Trip reports

RSPB Outing

RSPB Outing
RSPB

Saturday, 9 February 2013

It was drizzling as we set out from Edinburgh. By the time we reached Kirkcaldy in Fife it was still drizzling and a thick mist had descended. 'Not a good day for sea-watching' I said to myself. But as we approached Leven the sky began to lighten from the east, and indeed the mist had lifted as we arrived at the RV on the promenade by the mouth of the Leven River, and the drizzle faded away. It was very encouraging to find that some 20 members, including a couple of new ones, had braved the weather, and we were all to be rewarded with an excellent day's birding.

A very active group of Goldeneyes were close under the promenade, the males throwing back their heads in spring display, whilst several Turnstones foraged on the shingle amid the resting gulls. A Dipper was briefly seen by the bridge, and a Grey Wagtail proved equally evasive. The tide was still some way out, but a distant Red-throated Diver was found, and several members saw their first Long-tailed Ducks. Common and Velvet Scoters were out there too, as were a couple of Razorbills, but all were thinly spread on the very calm sea. So we eventually decided to move on to Lower Largo, wending our way down past the tiny harbour and the statue of Alexander Selkirk. In the bushes behind the car park Chaffinches and Robins were singing, and after another short session of sea-watching (in which we obtained good views of a Black-throated Diver, which we were able to compare to the Red-throated we had seen earlier), a brief foray along the Fife Coastal Trail gave us Goldfinches, three Yellowhammers, and a Kestrel, to add to the Long-tailed and other Tits and House Sparrows we saw in the village.

We then moved on to the car park at the entrance to the Elie Holiday Park at Shell Bay, where we had a quick lunch stop: even that was rewarded by sight of a Snipe and a Reed Bunting. We then walked through the rather empty conifer wood to the edge of Cocklemill Marsh, and followed the burn down to the bay. This was our first look at this marsh, which covers a large area: we saw almost nothing, but there is clearly potential to explore this more thoroughly. So we walked on down to Ruddon's Point, which lived up to its excellent reputation, particularly when Toby found the elusive Surf Scoter, a rare North American vagrant which does seem to return almost annually to this spot. Initially a long way out, it did move in close enough for everyone to get quite good views through the many telescopes. (To think, when I joined this Group some 20 years ago, there were probably no more than a couple of 'scopes in the entire Group!) And only about 200 yards offshore, by now in excellent light, a dozen male Long-tailed Ducks yodelled as they competed for the attention of a rather disinterested female. And there were more delights: a Red-necked Grebe was found offshore, whilst on a small rocky islet we found an intense concentration of waders waiting for the now-high tide to ebb: we counted nine species packed densely together!

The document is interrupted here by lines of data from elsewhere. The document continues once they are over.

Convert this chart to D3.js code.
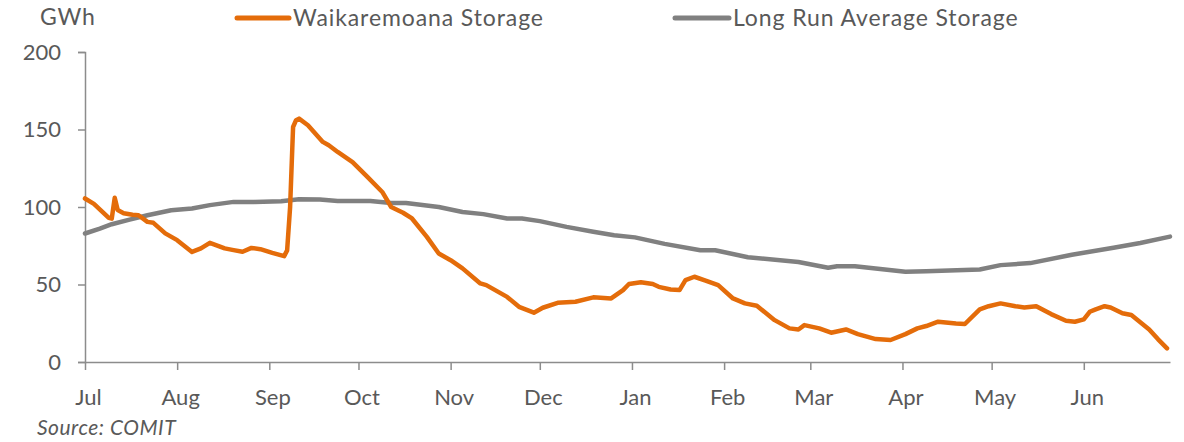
<!DOCTYPE html>
<html>
<head>
<meta charset="utf-8">
<script src="https://cdn.jsdelivr.net/npm/d3@7"></script>
<style>
  body { margin: 0; background: #fff; }
  svg { font-family: Lato, "Open Sans", sans-serif; }
</style>
</head>
<body>
<div id="chart"></div>
<script>
// Waikaremoana storage (GWh)
const storageDates = ["2023-07-01","2023-07-04","2023-07-09","2023-07-10","2023-07-11","2023-07-12","2023-07-14","2023-07-17","2023-07-19","2023-07-22","2023-07-24","2023-07-28","2023-08-01","2023-08-06","2023-08-09","2023-08-12","2023-08-17","2023-08-20","2023-08-23","2023-08-26","2023-08-29","2023-09-02","2023-09-06","2023-09-07","2023-09-08","2023-09-09","2023-09-10","2023-09-11","2023-09-14","2023-09-19","2023-09-21","2023-09-24","2023-09-29","2023-10-04","2023-10-09","2023-10-12","2023-10-16","2023-10-19","2023-10-24","2023-10-28","2023-11-01","2023-11-05","2023-11-11","2023-11-13","2023-11-20","2023-11-24","2023-11-29","2023-12-02","2023-12-07","2023-12-13","2023-12-19","2023-12-25","2023-12-29","2023-12-31","2024-01-04","2024-01-08","2024-01-10","2024-01-14","2024-01-17","2024-01-19","2024-01-22","2024-01-26","2024-01-30","2024-02-04","2024-02-08","2024-02-12","2024-02-18","2024-02-23","2024-02-26","2024-02-28","2024-03-04","2024-03-08","2024-03-13","2024-03-17","2024-03-23","2024-03-28","2024-04-02","2024-04-06","2024-04-09","2024-04-13","2024-04-19","2024-04-22","2024-04-27","2024-04-30","2024-05-04","2024-05-09","2024-05-12","2024-05-16","2024-05-21","2024-05-26","2024-05-29","2024-06-01","2024-06-03","2024-06-05","2024-06-08","2024-06-10","2024-06-14","2024-06-17","2024-06-23","2024-06-26","2024-06-29"];
const storageValues = [105.5,102,93,92.5,106,98,96,95,94.7,90.4,89.8,83,78.6,71,73.3,76.9,73.3,72.2,71.1,73.6,72.8,70.4,68.3,72,100,151.6,156,157,152.7,142,139.8,135.5,129,119.4,109.7,100,96.3,92.6,80.7,70,65.7,60.4,50.7,49.6,42,35.6,31.8,35,38.2,38.9,41.7,41,46.4,50.3,51.5,50.3,48.5,46.8,46.4,52.8,55,52.4,49.6,41,37.8,36.3,27,21.7,21,23.8,21.7,18.9,21,18,14.8,14.2,18,21.7,23.2,26,24.9,24.5,34,36,37.8,36,35.2,36,30.9,26.6,26,27.5,32.4,34,36,35.2,31.4,30.3,21,14.6,8.8];

// long run average storage (GWh)
const averageDates = ["2023-07-01","2023-07-06","2023-07-10","2023-07-16","2023-07-22","2023-07-30","2023-08-06","2023-08-12","2023-08-20","2023-08-27","2023-09-05","2023-09-11","2023-09-18","2023-09-24","2023-10-05","2023-10-12","2023-10-17","2023-10-28","2023-11-05","2023-11-12","2023-11-20","2023-11-25","2023-12-01","2023-12-10","2023-12-19","2023-12-26","2024-01-02","2024-01-12","2024-01-24","2024-01-29","2024-02-09","2024-02-26","2024-03-07","2024-03-10","2024-03-16","2024-04-02","2024-04-09","2024-04-27","2024-05-04","2024-05-14","2024-05-28","2024-06-11","2024-06-20","2024-06-30"];
const averageValues = [82.9,86.1,88.9,91.9,94.7,97.9,99,101.2,103.3,103.3,103.7,105,104.8,103.9,103.9,102.6,102.6,100,96.8,95.4,92.6,92.6,90.9,87.2,84,81.8,80.4,76.2,72.1,72.1,67.6,64.5,60.8,61.8,61.8,58.2,58.5,59.7,62.5,63.8,69.2,73.7,76.8,80.9];

const monthLabels = ["Jul","Aug","Sep","Oct","Nov","Dec","Jan","Feb","Mar","Apr","May","Jun"];
const yTicks = [0, 50, 100, 150, 200];
const seriesNames = ["Waikaremoana Storage", "Long Run Average Storage"];

const parse = d3.timeParse("%Y-%m-%d");
const storage = storageDates.map((d, i) => ({date: parse(d), value: storageValues[i]}));
const average = averageDates.map((d, i) => ({date: parse(d), value: averageValues[i]}));

const width = 1184, height = 442;
const margin = {left: 85, right: 1170, top: 52, bottom: 362};
const textColor = "#595959", axisColor = "#8c8c8c";
const orange = "#E46C0A", grey = "#808080";

const svg = d3.select("#chart").append("svg")
    .attr("width", width)
    .attr("height", height);

const x = d3.scaleTime()
    .domain([parse("2023-07-01"), parse("2024-06-30")])
    .range([margin.left, margin.right]);

const y = d3.scaleLinear()
    .domain([0, 200])
    .range([margin.bottom, margin.top]);

// y axis
const yAxis = svg.append("g")
    .attr("transform", "translate(" + margin.left + ",0)")
    .call(d3.axisLeft(y).tickValues(yTicks).tickSize(7).tickPadding(17));
yAxis.select(".domain").attr("stroke", axisColor).attr("stroke-width", 1.5);
yAxis.selectAll(".tick line").attr("stroke", axisColor).attr("stroke-width", 1.5);
yAxis.selectAll(".tick text")
    .attr("fill", textColor)
    .style("font-size", "22px")
    .style("font-family", "Lato");

// x axis, one tick at the start of each month
const monthStarts = d3.timeMonth.range(parse("2023-07-01"), parse("2024-07-01"));
const xAxis = svg.append("g")
    .attr("transform", "translate(0," + margin.bottom + ")")
    .call(d3.axisBottom(x)
      .tickValues(monthStarts)
      .tickFormat((d, i) => monthLabels[i])
      .tickSizeInner(8)
      .tickSizeOuter(0)
      .tickPadding(19));
xAxis.select(".domain").attr("stroke", axisColor).attr("stroke-width", 1.5);
xAxis.selectAll(".tick line").attr("stroke", axisColor).attr("stroke-width", 1.5);
xAxis.selectAll(".tick text")
    .attr("fill", textColor)
    .attr("dx", 3)
    .style("font-size", "22px")
    .style("font-family", "Lato");

// lines
const line = d3.line()
    .x(d => x(d.date))
    .y(d => y(d.value));

svg.append("path")
    .datum(average)
    .attr("fill", "none")
    .attr("stroke", grey)
    .attr("stroke-width", 4.5)
    .attr("stroke-linejoin", "round")
    .attr("stroke-linecap", "round")
    .attr("d", line);

svg.append("path")
    .datum(storage)
    .attr("fill", "none")
    .attr("stroke", orange)
    .attr("stroke-width", 4.5)
    .attr("stroke-linejoin", "round")
    .attr("stroke-linecap", "round")
    .attr("d", line);

// unit label
svg.append("text")
    .attr("x", 40)
    .attr("y", 25)
    .attr("fill", textColor)
    .style("font-size", "23px")
    .style("letter-spacing", "0.8px")
    .text("GWh");

// legend
const legendItems = [
  {name: seriesNames[0], color: orange, x1: 237, x2: 289, tx: 293},
  {name: seriesNames[1], color: grey, x1: 675, x2: 729, tx: 733}
];
const legend = svg.append("g");
legendItems.forEach(item => {
  legend.append("line")
      .attr("x1", item.x1).attr("x2", item.x2)
      .attr("y1", 18).attr("y2", 18)
      .attr("stroke", item.color)
      .attr("stroke-width", 5)
      .attr("stroke-linecap", "round");
  legend.append("text")
      .attr("x", item.tx)
      .attr("y", 26)
      .attr("fill", textColor)
      .style("font-size", "23px")
      .style("letter-spacing", "0.9px")
      .text(item.name);
});

// source note
svg.append("text")
    .attr("x", 37)
    .attr("y", 435)
    .attr("fill", textColor)
    .style("font-size", "21px")
    .style("font-style", "italic")
    .style("letter-spacing", "0.5px")
    .text("Source: COMIT");
</script>
</body>
</html>
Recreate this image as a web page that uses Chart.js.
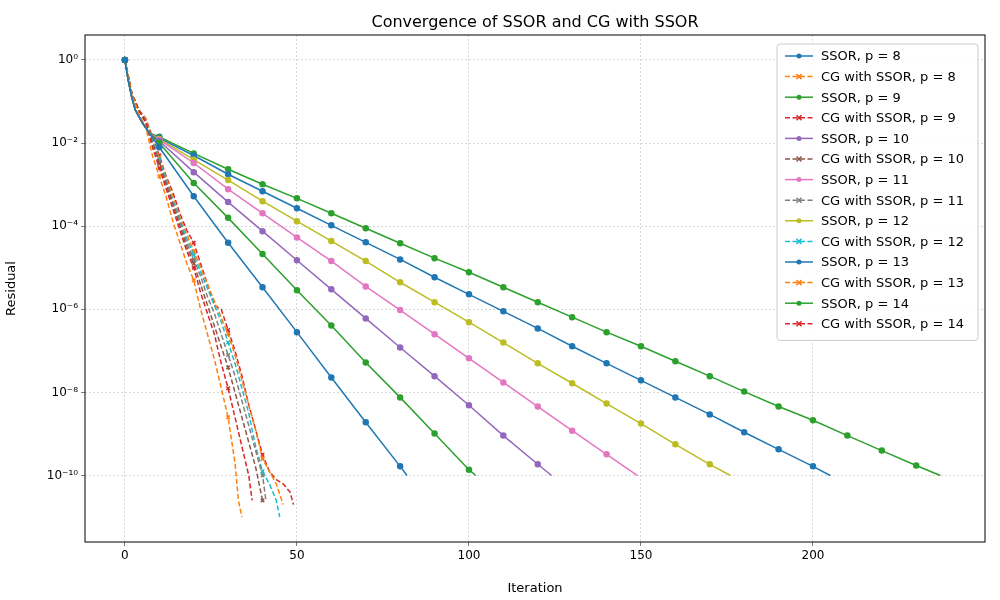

But the light was beginning to fade as clouds gathered, and it was time to move on. We decided not to visit Kilconquhar Loch as originally planned, since the viewing stand there is rather limited. Instead we opted to go to Loch Gelly on our way home (perhaps because a pair of Smews had been reported there?) These stunningly beautiful birds breed in the northern boreal forests of Scandinavia and Russia, and only a handful find their way to Scotland each winter, so this was an opportunity not to be missed. They did not disappoint, albeit only seen distantly on the far side of the Loch as the light faded. Although we had seen some 64 different species during the day, this was a very special one on which to end a very special day.